### Goal of the exercise
Return the data exactly, with all pictures removed.

---

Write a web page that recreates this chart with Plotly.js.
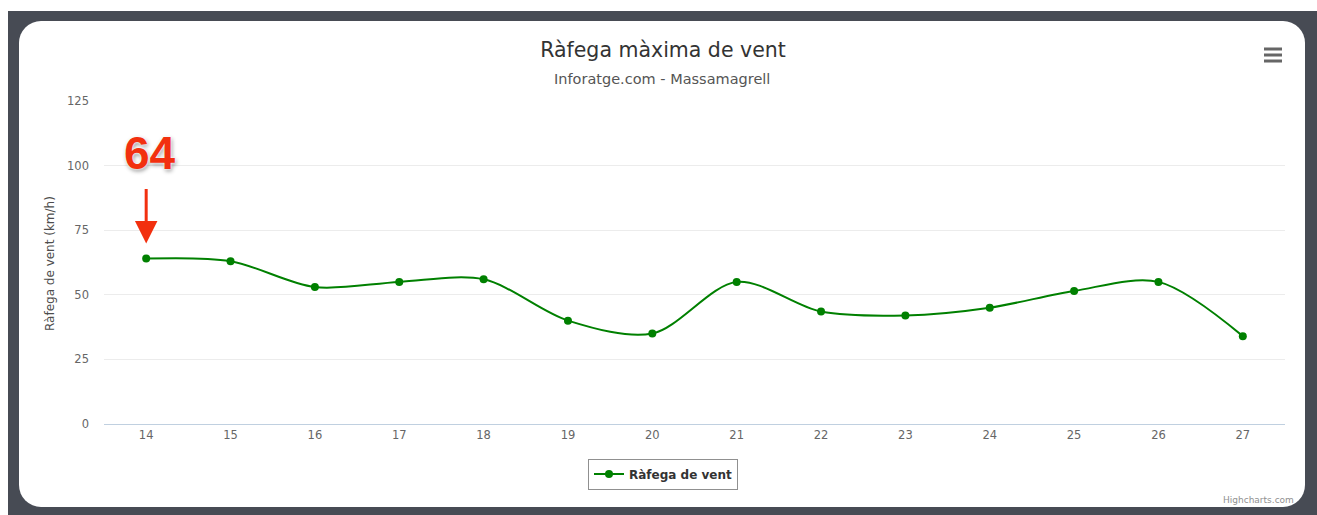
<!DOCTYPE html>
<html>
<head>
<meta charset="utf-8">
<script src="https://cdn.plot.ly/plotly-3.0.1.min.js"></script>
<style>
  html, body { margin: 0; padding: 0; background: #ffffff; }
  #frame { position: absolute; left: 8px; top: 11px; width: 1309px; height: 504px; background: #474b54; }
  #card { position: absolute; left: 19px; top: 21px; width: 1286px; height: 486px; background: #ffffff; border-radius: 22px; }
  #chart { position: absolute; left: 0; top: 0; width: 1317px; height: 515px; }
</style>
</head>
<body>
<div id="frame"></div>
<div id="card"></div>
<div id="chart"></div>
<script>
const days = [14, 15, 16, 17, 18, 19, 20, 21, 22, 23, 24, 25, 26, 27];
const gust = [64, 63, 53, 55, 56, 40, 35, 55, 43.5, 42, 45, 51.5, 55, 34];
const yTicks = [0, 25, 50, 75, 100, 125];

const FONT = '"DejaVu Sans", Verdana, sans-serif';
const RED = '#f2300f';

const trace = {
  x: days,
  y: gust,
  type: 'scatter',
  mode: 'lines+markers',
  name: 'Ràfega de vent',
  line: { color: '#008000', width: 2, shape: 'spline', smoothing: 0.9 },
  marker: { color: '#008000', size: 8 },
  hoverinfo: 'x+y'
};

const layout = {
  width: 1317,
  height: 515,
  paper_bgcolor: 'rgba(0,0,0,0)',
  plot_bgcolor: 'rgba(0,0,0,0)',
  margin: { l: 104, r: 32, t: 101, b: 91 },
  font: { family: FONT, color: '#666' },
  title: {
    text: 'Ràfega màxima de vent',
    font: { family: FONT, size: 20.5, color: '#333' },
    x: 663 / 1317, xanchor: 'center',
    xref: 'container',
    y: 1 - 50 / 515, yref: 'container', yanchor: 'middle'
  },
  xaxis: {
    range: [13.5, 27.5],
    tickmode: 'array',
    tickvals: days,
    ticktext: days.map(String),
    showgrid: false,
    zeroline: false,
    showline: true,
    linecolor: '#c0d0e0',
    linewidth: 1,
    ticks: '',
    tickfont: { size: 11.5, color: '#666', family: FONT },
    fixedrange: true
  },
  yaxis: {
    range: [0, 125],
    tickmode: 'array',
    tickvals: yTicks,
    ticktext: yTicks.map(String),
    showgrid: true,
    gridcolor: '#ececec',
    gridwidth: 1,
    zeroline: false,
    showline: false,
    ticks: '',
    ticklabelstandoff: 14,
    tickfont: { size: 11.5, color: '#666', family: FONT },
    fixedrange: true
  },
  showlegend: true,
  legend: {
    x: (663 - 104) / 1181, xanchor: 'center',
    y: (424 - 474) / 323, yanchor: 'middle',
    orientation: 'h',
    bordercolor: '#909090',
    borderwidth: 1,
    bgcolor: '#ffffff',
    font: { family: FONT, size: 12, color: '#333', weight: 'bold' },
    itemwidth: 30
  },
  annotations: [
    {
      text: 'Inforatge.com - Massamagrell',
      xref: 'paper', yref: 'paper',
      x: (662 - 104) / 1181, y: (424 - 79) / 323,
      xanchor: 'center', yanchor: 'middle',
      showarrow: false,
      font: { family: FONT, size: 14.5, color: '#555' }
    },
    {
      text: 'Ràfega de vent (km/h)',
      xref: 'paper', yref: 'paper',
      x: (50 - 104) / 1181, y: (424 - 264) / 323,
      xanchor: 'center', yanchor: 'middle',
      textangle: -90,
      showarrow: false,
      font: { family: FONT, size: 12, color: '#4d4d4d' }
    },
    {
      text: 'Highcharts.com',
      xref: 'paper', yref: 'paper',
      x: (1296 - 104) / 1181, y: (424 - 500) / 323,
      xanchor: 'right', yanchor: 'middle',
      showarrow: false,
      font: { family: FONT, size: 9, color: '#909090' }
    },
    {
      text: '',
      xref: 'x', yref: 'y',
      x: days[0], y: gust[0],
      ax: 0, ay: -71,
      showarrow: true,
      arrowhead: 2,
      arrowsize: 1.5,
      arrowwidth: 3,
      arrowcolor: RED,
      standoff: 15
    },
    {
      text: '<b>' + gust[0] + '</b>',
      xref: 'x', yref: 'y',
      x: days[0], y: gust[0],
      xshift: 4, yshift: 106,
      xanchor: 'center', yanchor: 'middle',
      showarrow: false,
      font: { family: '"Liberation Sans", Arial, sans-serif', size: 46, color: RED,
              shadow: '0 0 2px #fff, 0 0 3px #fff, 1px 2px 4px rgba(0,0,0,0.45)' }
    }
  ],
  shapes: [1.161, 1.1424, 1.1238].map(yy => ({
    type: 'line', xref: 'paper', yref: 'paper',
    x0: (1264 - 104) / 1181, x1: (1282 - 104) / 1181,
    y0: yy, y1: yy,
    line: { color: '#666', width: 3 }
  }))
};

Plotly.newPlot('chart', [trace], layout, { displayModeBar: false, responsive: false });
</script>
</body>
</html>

---

### Task result
Write a web page that recreates this chart with Plotly.js.
<!DOCTYPE html>
<html>
<head>
<meta charset="utf-8">
<script src="https://cdn.plot.ly/plotly-3.0.1.min.js"></script>
<style>
  html, body { margin: 0; padding: 0; background: #ffffff; }
  #frame { position: absolute; left: 8px; top: 11px; width: 1309px; height: 504px; background: #474b54; }
  #card { position: absolute; left: 19px; top: 21px; width: 1286px; height: 486px; background: #ffffff; border-radius: 22px; }
  #chart { position: absolute; left: 0; top: 0; width: 1317px; height: 515px; }
</style>
</head>
<body>
<div id="frame"></div>
<div id="card"></div>
<div id="chart"></div>
<script>
const days = [14, 15, 16, 17, 18, 19, 20, 21, 22, 23, 24, 25, 26, 27];
const gust = [64, 63, 53, 55, 56, 40, 35, 55, 43.5, 42, 45, 51.5, 55, 34];
const yTicks = [0, 25, 50, 75, 100, 125];

const FONT = '"DejaVu Sans", Verdana, sans-serif';
const RED = '#f2300f';

const trace = {
  x: days,
  y: gust,
  type: 'scatter',
  mode: 'lines+markers',
  name: 'Ràfega de vent',
  line: { color: '#008000', width: 2, shape: 'spline', smoothing: 0.9 },
  marker: { color: '#008000', size: 8 },
  hoverinfo: 'x+y'
};

const layout = {
  width: 1317,
  height: 515,
  paper_bgcolor: 'rgba(0,0,0,0)',
  plot_bgcolor: 'rgba(0,0,0,0)',
  margin: { l: 104, r: 32, t: 101, b: 91 },
  font: { family: FONT, color: '#666' },
  title: {
    text: 'Ràfega màxima de vent',
    font: { family: FONT, size: 20.5, color: '#333' },
    x: 663 / 1317, xanchor: 'center',
    xref: 'container',
    y: 1 - 50 / 515, yref: 'container', yanchor: 'middle'
  },
  xaxis: {
    range: [13.5, 27.5],
    tickmode: 'array',
    tickvals: days,
    ticktext: days.map(String),
    showgrid: false,
    zeroline: false,
    showline: true,
    linecolor: '#c0d0e0',
    linewidth: 1,
    ticks: '',
    tickfont: { size: 11.5, color: '#666', family: FONT },
    fixedrange: true
  },
  yaxis: {
    range: [0, 125],
    tickmode: 'array',
    tickvals: yTicks,
    ticktext: yTicks.map(String),
    showgrid: true,
    gridcolor: '#ececec',
    gridwidth: 1,
    zeroline: false,
    showline: false,
    ticks: '',
    ticklabelstandoff: 14,
    tickfont: { size: 11.5, color: '#666', family: FONT },
    fixedrange: true
  },
  showlegend: true,
  legend: {
    x: (663 - 104) / 1181, xanchor: 'center',
    y: (424 - 474) / 323, yanchor: 'middle',
    orientation: 'h',
    bordercolor: '#909090',
    borderwidth: 1,
    bgcolor: '#ffffff',
    font: { family: FONT, size: 12, color: '#333', weight: 'bold' },
    itemwidth: 30
  },
  annotations: [
    {
      text: 'Inforatge.com - Massamagrell',
      xref: 'paper', yref: 'paper',
      x: (662 - 104) / 1181, y: (424 - 79) / 323,
      xanchor: 'center', yanchor: 'middle',
      showarrow: false,
      font: { family: FONT, size: 14.5, color: '#555' }
    },
    {
      text: 'Ràfega de vent (km/h)',
      xref: 'paper', yref: 'paper',
      x: (50 - 104) / 1181, y: (424 - 264) / 323,
      xanchor: 'center', yanchor: 'middle',
      textangle: -90,
      showarrow: false,
      font: { family: FONT, size: 12, color: '#4d4d4d' }
    },
    {
      text: 'Highcharts.com',
      xref: 'paper', yref: 'paper',
      x: (1296 - 104) / 1181, y: (424 - 500) / 323,
      xanchor: 'right', yanchor: 'middle',
      showarrow: false,
      font: { family: FONT, size: 9, color: '#909090' }
    },
    {
      text: '',
      xref: 'x', yref: 'y',
      x: days[0], y: gust[0],
      ax: 0, ay: -71,
      showarrow: true,
      arrowhead: 2,
      arrowsize: 1.5,
      arrowwidth: 3,
      arrowcolor: RED,
      standoff: 15
    },
    {
      text: '<b>' + gust[0] + '</b>',
      xref: 'x', yref: 'y',
      x: days[0], y: gust[0],
      xshift: 4, yshift: 106,
      xanchor: 'center', yanchor: 'middle',
      showarrow: false,
      font: { family: '"Liberation Sans", Arial, sans-serif', size: 46, color: RED,
              shadow: '0 0 2px #fff, 0 0 3px #fff, 1px 2px 4px rgba(0,0,0,0.45)' }
    }
  ],
  shapes: [1.161, 1.1424, 1.1238].map(yy => ({
    type: 'line', xref: 'paper', yref: 'paper',
    x0: (1264 - 104) / 1181, x1: (1282 - 104) / 1181,
    y0: yy, y1: yy,
    line: { color: '#666', width: 3 }
  }))
};

Plotly.newPlot('chart', [trace], layout, { displayModeBar: false, responsive: false });
</script>
</body>
</html>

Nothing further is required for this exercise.